Two Vermonters ride wooden works of art
Story By Seth Putnman
Photography by Jesse Lenz, Corey Hendrickson, and Garrett Cornelison
I'VE REALIZED I'M ADDICTED TO THOSE SPORTS WHERE I ONLY HAVE TO MAKE ONE DECISION - WHICH IS 'GO' - AND DEAL WITH THE REST."
Whitney Phillips was kayaking wine bottles out of the Pitcher Inn’s flooded basement when Matt Groom got the idea to hire him to help repair the extensive damages to the historic building from Hurricane Irene in 2011.
Groom was a contractor, and the two men quickly gelled, eventually partnering up and forming their own operation. Always the type to play around during time off from construction projects, Phillips slapped a couple pairs of wheels on a rectangular plank, cast aside from one of their jobs. It was their first skateboard. Groom did some experimenting of his own, laminating exotic woods together to make intricate and stunning designs. Suddenly, the beautiful objects they had taken a risk to create for no one but themselves began making waves and winning them the contracts on higher paying and more artistic custom woodworking jobs.
The Collective Quarterly sat down with the two entrepreneurs in their workshop in Warren, Vermont, and discovered how deep their philosophy goes on wood, failure, and parenting.
What is it about wood?
MG: It’s like cutting open a gem. You see the bark and you might have some idea what’s in there but you don’t really know. Then you open it up and there are these really cool grains and colors and the light plays on it differently. I like to build things not only to look at but to feel.
WP: Bruce Hoadley has book called Understanding Wood, and he said that if you don’t think there’s an emotional connection to wood, show somebody a beautiful work of wood—a desk or something—and then tell them its plastic, and just watch the expression on their face. Watch it just wash away. All their smile and the warmth of what they thought they were looking at—they’re like, God, I’ve been had.

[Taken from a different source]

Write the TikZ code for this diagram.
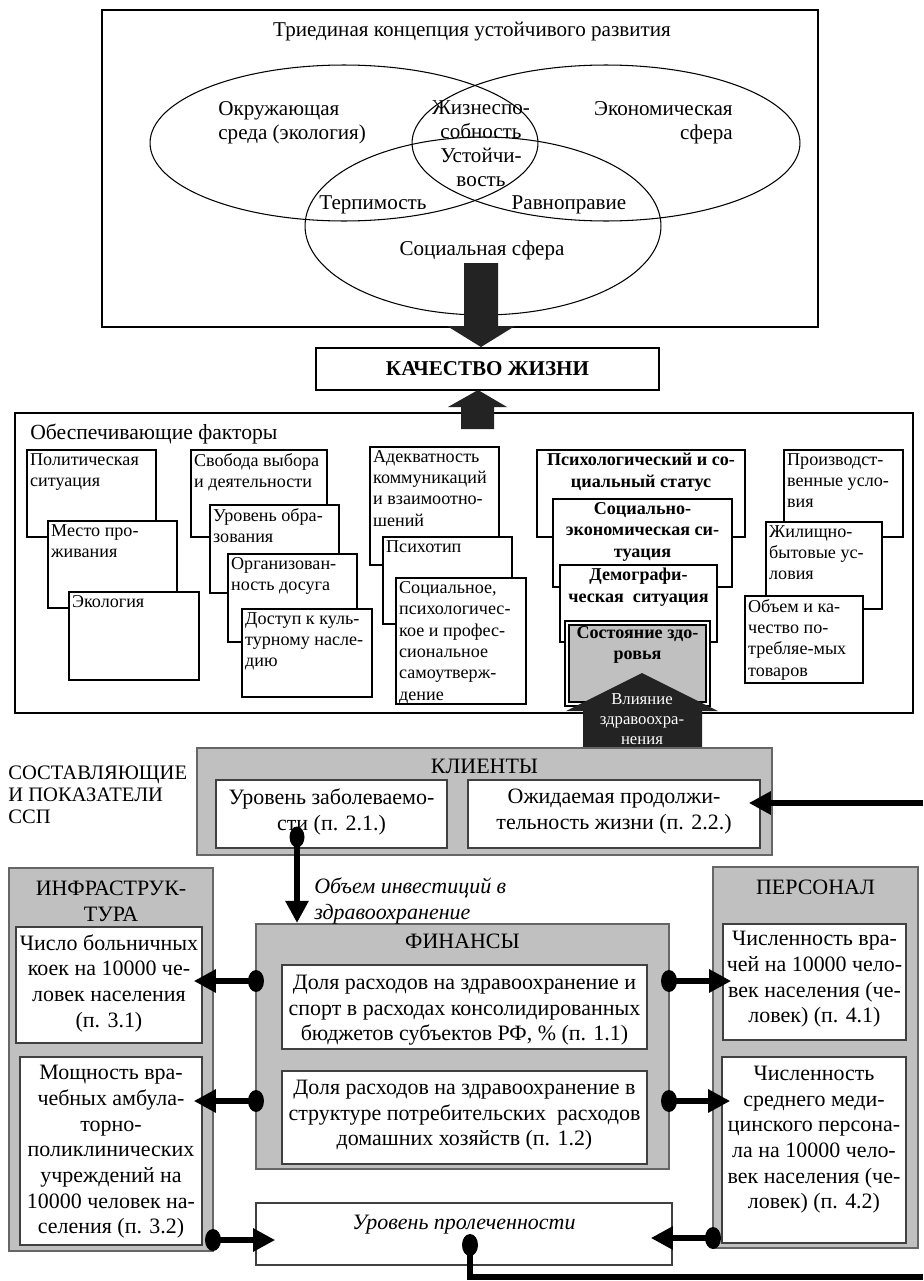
\documentclass[tikz,border=0pt]{standalone}
\usepackage{fontspec}
\setmainfont{Liberation Serif}
\usetikzlibrary{arrows.meta, fit}
\definecolor{grayfill}{RGB}{192,192,192}
\definecolor{blockfill}{RGB}{35,35,35}
\newcommand\vennfont{\fontsize{12}{13.6}\selectfont}
\newcommand\factfont{\fontsize{10.3}{12.2}\selectfont}
\newcommand\ssfont{\fontsize{12.5}{14.6}\selectfont}
\begin{document}
\begin{tikzpicture}[x=0.02cm, y=-0.02cm,
  frame/.style={draw, line width=0.9pt, inner sep=0pt},
  fact/.style={draw, fill=white, line width=0.8pt, inner sep=0pt},
  gbox/.style={draw=black!60, fill=grayfill, line width=1.2pt, inner sep=0pt},
  wbox/.style={draw=black!75, fill=white, line width=0.9pt, inner sep=0pt},
  venn/.style={font=\vennfont, inner sep=0pt},
  tl/.style={anchor=north west, align=left, inner sep=2pt, font=\factfont},
  tb/.style={anchor=north, align=center, inner sep=2pt, font=\factfont\bfseries},
  tc/.style={anchor=north, align=center, inner sep=2.5pt, font=\ssfont},
  link/.style={line width=3.4pt, -{Triangle[length=0.44cm, width=0.44cm]}},
  dot/.style={fill=black}]
\useasboundingbox (0,0) rectangle (923,1281);

% triune concept
\node[frame, fit={(102,10)(818,327)}] (concept) {};
\node[venn] (title) at (472,32) {Триединая концепция устойчивого развития};
\draw[line width=0.6pt] (344,143) ellipse [x radius=3.88cm, y radius=1.56cm];
\draw[line width=0.6pt] (606,143) ellipse [x radius=3.88cm, y radius=1.56cm];
\draw[line width=0.6pt] (483,226) ellipse [x radius=3.56cm, y radius=1.78cm];
\node[venn, align=left, anchor=west] (env) at (218,123) {Окружающая\\среда (экология)};
\node[venn, align=center] (vital) at (481,120) {Жизнеспо-\\собность};
\node[venn, align=center] (stab) at (481,167) {Устойчи-\\вость};
\node[venn, align=right, anchor=east] (econ) at (733,123) {Экономическая\\сфера};
\node[venn] (toler) at (373,205) {Терпимость};
\node[venn] (equal) at (569,205) {Равноправие};
\node[venn] (social) at (482,250) {Социальная сфера};
\fill[blockfill] (464,263) -- (498,263) -- (498,326) -- (515,326) -- (481,347)
  -- (447,326) -- (464,326) -- cycle;

\node[wbox, draw=black, fit={(316,348)(659,390)}] (quality) {};
\node[font=\fontsize{12}{14}\selectfont\bfseries] (qtext) at (quality) {КАЧЕСТВО ЖИЗНИ};

% supporting factors
\node[frame, fit={(15,413)(913,713)}] (factors) {};
\fill[blockfill] (461,429) -- (461,407) -- (448,407) -- (478,390) -- (507,407)
  -- (494,407) -- (494,429) -- cycle;
\node[anchor=west, inner sep=0pt, font=\fontsize{12.3}{14}\selectfont] (facttitle) at (30,434) {Обеспечивающие факторы};

\node[fact, fit={(27,450)(156,537)}, label={[tl, name=polit-t]north west:Политическая\\ситуация}] (polit) {};
\node[fact, fit={(48,521)(177,608)}, label={[tl, name=place-t]north west:Место про-\\живания}] (place) {};
\node[fact, fit={(69,592)(199,680)}, label={[tl, name=ecol-t]north west:Экология}] (ecol) {};

\node[fact, fit={(191,450)(327,537)}, label={[tl, name=free-t]north west:Свобода выбора\\и деятельности}] (free) {};
\node[fact, fit={(210,505)(339,593)}, label={[tl, name=educ-t]north west:Уровень обра-\\зования}] (educ) {};
\node[fact, fit={(228,554)(357,642)}, label={[tl, name=leis-t]north west:Организован-\\ность досуга}] (leis) {};
\node[fact, fit={(242,609)(372,697)}, label={[tl, name=cult-t]north west:Доступ к куль-\\турному насле-\\дию}] (cult) {};

\node[fact, fit={(370,447)(499,565)}, label={[tl, name=comm-t]north west:Адекватность\\коммуникаций\\и взаимоотно-\\шений}] (comm) {};
\node[fact, fit={(383,537)(512,624)}, label={[tl, name=psy-t]north west:Психотип}] (psy) {};
\node[fact, fit={(396,578)(526,704)}, label={[tl, name=self-t]north west:Социальное,\\психологичес-\\кое и профес-\\сиональное\\самоутверж-\\дение}] (self) {};

\node[fact, fit={(537,450)(745,537)}, label={[tb, name=stat-t]north:Психологический и со-\\циальный статус}] (stat) {};
\node[fact, fit={(553,499)(732,587)}, label={[tb, name=soec-t]north:Социально-\\экономическая си-\\туация}] (soec) {};
\node[fact, fit={(560,565)(717,642)}, label={[tb, name=demo-t]north:Демографи-\\ческая\ \ ситуация}] (demo) {};
\node[fact, fill=grayfill, line width=0.7pt, double=white, double distance=1.6pt, fit={(567,623)(708,704)},
  label={[tb, name=health-t]north:Состояние здо-\\ровья}] (health) {};

\node[fact, fit={(784,450)(903,537)}, label={[tl, name=prod-t]north west:Производст-\\венные усло-\\вия}] (prod) {};
\node[fact, fit={(766,522)(882,609)}, label={[tl, name=house-t]north west:Жилищно-\\бытовые ус-\\ловия}] (house) {};
\node[fact, fit={(745,596)(863,683)}, label={[tl, name=goods-t]north west:Объем и ка-\\чество по-\\требляе-мых\\товаров}] (goods) {};

\fill[blockfill] (583,748) -- (583,711) -- (566,711) -- (642,673) -- (718,711)
  -- (702,711) -- (702,748) -- cycle;
\node[align=center, text=white, inner sep=0pt, font=\fontsize{9.5}{11.2}\selectfont] (impact) at (642,719)
  {Влияние\\здравоохра-\\нения};

% balanced scorecard
\node[anchor=west, align=left, inner sep=0pt, font=\fontsize{11.7}{12.6}\selectfont] (bsc) at (8,795)
  {СОСТАВЛЯЮЩИЕ\\И ПОКАЗАТЕЛИ\\ССП};
\node[gbox, fit={(197,748)(772,855)}, label={[tc, yshift=-4.5pt, name=client-t]north:КЛИЕНТЫ}] (client) {};
\node[wbox, fit={(216,780)(447,848)}, label={[tc, yshift=-3pt, name=morb-t]north:Уровень заболеваемо-\\сти (п. 2.1.)}] (morb) {};
\node[wbox, fit={(468,780)(760,848)}, label={[tc, yshift=-3pt, name=life-t]north:Ожидаемая продолжи-\\тельность жизни (п. 2.2.)}] (life) {};

\node[gbox, fit={(9,868)(213,1251)}, label={[tc, yshift=-5.5pt, name=infra-t]north:ИНФРАСТРУК-\\ТУРА}] (infra) {};
\node[wbox, fit={(16,927)(202,1043)}, label={[tc, yshift=-2pt, name=beds-t]north:Число больничных\\коек на 10000 че-\\ловек населения\\(п. 3.1)}] (beds) {};
\node[wbox, fit={(20,1057)(202,1245)}, label={[tc, yshift=-2.5pt, name=amb-t]north:Мощность вра-\\чебных амбула-\\торно-\\поликлинических\\учреждений на\\10000 человек на-\\селения (п. 3.2)}] (amb) {};

\node[gbox, fit={(713,867)(918,1248)}, label={[tc, yshift=-5.5pt, name=staff-t]north:ПЕРСОНАЛ}] (staff) {};
\node[wbox, fit={(723,924)(906,1040)}, label={[tc, yshift=-2pt, name=doct-t]north:Численность вра-\\чей на 10000 чело-\\век населения (че-\\ловек) (п. 4.1)}] (doct) {};
\node[wbox, fit={(722,1057)(906,1243)}, label={[tc, yshift=-3pt, name=nurse-t]north:Численность\\среднего меди-\\цинского персона-\\ла на 10000 чело-\\век населения (че-\\ловек) (п. 4.2)}] (nurse) {};

\node[gbox, fit={(256,924)(669,1169)}, label={[tc, yshift=-3.5pt, name=fin-t]north:ФИНАНСЫ}] (fin) {};
\node[wbox, fit={(282,965)(647,1049)}, label={[tc, yshift=-3.5pt, name=share1-t]north:Доля расходов на здравоохранение и\\спорт в расходах консолидированных\\бюджетов субъектов РФ, \% (п. 1.1)}] (share1) {};
\node[wbox, fit={(282,1071)(647,1164)}, label={[tc, yshift=-3pt, name=share2-t]north:Доля расходов на здравоохранение в\\структуре потребительских\ \ расходов\\домашних хозяйств (п. 1.2)}] (share2) {};
\node[wbox, fit={(256,1203)(672,1265)}, label={[tc, yshift=-4.5pt, font=\ssfont\itshape, name=treat-t]north:Уровень пролеченности}] (treat) {};

\node[anchor=west, align=left, inner sep=0pt, font=\ssfont\itshape] (invest) at (314,901)
  {Объем инвестиций в\\здравоохранение};

% connectors
\coordinate (m1) at (297,837);
\draw[link] (m1) -- (m1 |- fin.north);
\fill[dot] (m1) ellipse [x radius=0.15cm, y radius=0.21cm];
\coordinate (in1) at (923,803);
\draw[link, shorten >=-0.24cm] (in1) -- (in1 -| life.east);

\coordinate (f1) at (256,981);
\coordinate (f2) at (256,1101);
\coordinate (f3) at (669,981);
\coordinate (f4) at (669,1101);
\foreach \c/\t in {f1/beds.east, f2/amb.east, f3/doct.west, f4/nurse.west}{
  \draw[link, shorten >=-0.18cm] (\c) -- (\c -| \t);
  \fill[dot] (\c) ellipse [x radius=0.16cm, y radius=0.22cm];
}
\coordinate (i1) at (213,1240);
\coordinate (s1) at (713,1238);
\draw[link, shorten >=-0.4cm] (i1) -- (i1 -| treat.west);
\draw[link, shorten >=-0.44cm] (s1) -- (s1 -| treat.east);
\fill[dot] (i1) ellipse [x radius=0.16cm, y radius=0.22cm];
\fill[dot] (s1) ellipse [x radius=0.16cm, y radius=0.22cm];
\coordinate (t1) at (470,1245);
\coordinate (out1) at (923,1277);
\draw[line width=3.4pt] (t1) |- (out1);
\fill[dot] (t1) ellipse [x radius=0.16cm, y radius=0.22cm];
\end{tikzpicture}
\end{document}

Is there a back-to-the-land element at play here?
WP: Yeah, we’ve proven that you can go out in the woods, grab a piece of wood, you can turn it into a skateboard or a snowboard and go back out and rip that same line you just cut down to get it.
MB [laughing]: Ski where the tree stood. And when we construct homes, it’s the ultimate graffiti. If you built it right, it can be there for hundreds of years.
You mentioned how much of your work is a product of failure. That seems to be a theme in the Valley.
MG: I think it’s the way people pick themselves up here that is unique. Failure is everywhere. It’s how you deal it. That was the biggest lesson to me with developing these woodworking techniques through the failures.
Whit, you’re smiling.
WP [laughing]: There’s just a saying about how doctors and carpenters are similar—that they both bury their mistakes.
You guys grew up going hard: bombing hills, jumping off cliffs, carving powder. Now that you’re both dads, has your relationship with adrenaline changed?
WP: Walking a tightrope is the same if it’s a foot off the ground or if it’s a thousand feet off the ground. One you’re gonna be fine, one you’re not. My question is: Is the tightrope over the cliff that much more fun?
And that wasn’t the case before?
WP: Before, I would’ve always run it. I’ve realized that I’m addicted to those sports where I only have to make one decision, which is go, and then deal with the rest.
MG: I’m slowing down a little bit since I’ve blown my knee out four times like jumping 92 feet off a cliff into Lake Champlain, which turns out wasn’t a great idea. I ended up kicking myself in the shoulder. 110 feet is considered an actual suicide attempt. So I joke with my wife that I’ve got a bucket-list, but mine is a bucket of things I have to give up.
You both seem to be on the cusp of coming to terms with the fact that you can’t do everything.
Knowing some of the shenanigans you guys got into at 16—sports, partying—how are you going to handle your kids at that age?
WP: It’s gonna be tough. I don’t know if kids can even live the life that I got away with. I feel like kids now might be under more scrutiny and surveillance. It’s like a moonshot, don’t you think? From 16 to 21, you’re just hoping they’ll come back around the other side.
But don’t you think the things you did when you were teenagers set you on the course of who you became?
WP: Absolutely. But there was a pretty high rate of attrition…not everybody made it back from the other side of the moon.
MG: I think you’re absolutely right. The experiences I had as a kid made me who I am now, and I’m not looking to change that. What I want to help them to do is to assess the situation and make smart decisions. But I’m not about to become that helicopter parent who says, “Don’t do that.” My kids love going skiing with me because I’m like: “You could hit that a little harder. Maybe next time you might be able to clear that next bump” [laughs].
WP [laughing]: Sack up and send it, kid.
MG: That’s why I wanted to raise my kids here. My oldest son’s first sentence was while he was grabbing my ears, sitting on my shoulders as I’m skiing downhill at 40 mph—and he was like, “I need more speed!” It’s the best thing I’ve ever heard. You got it, kid.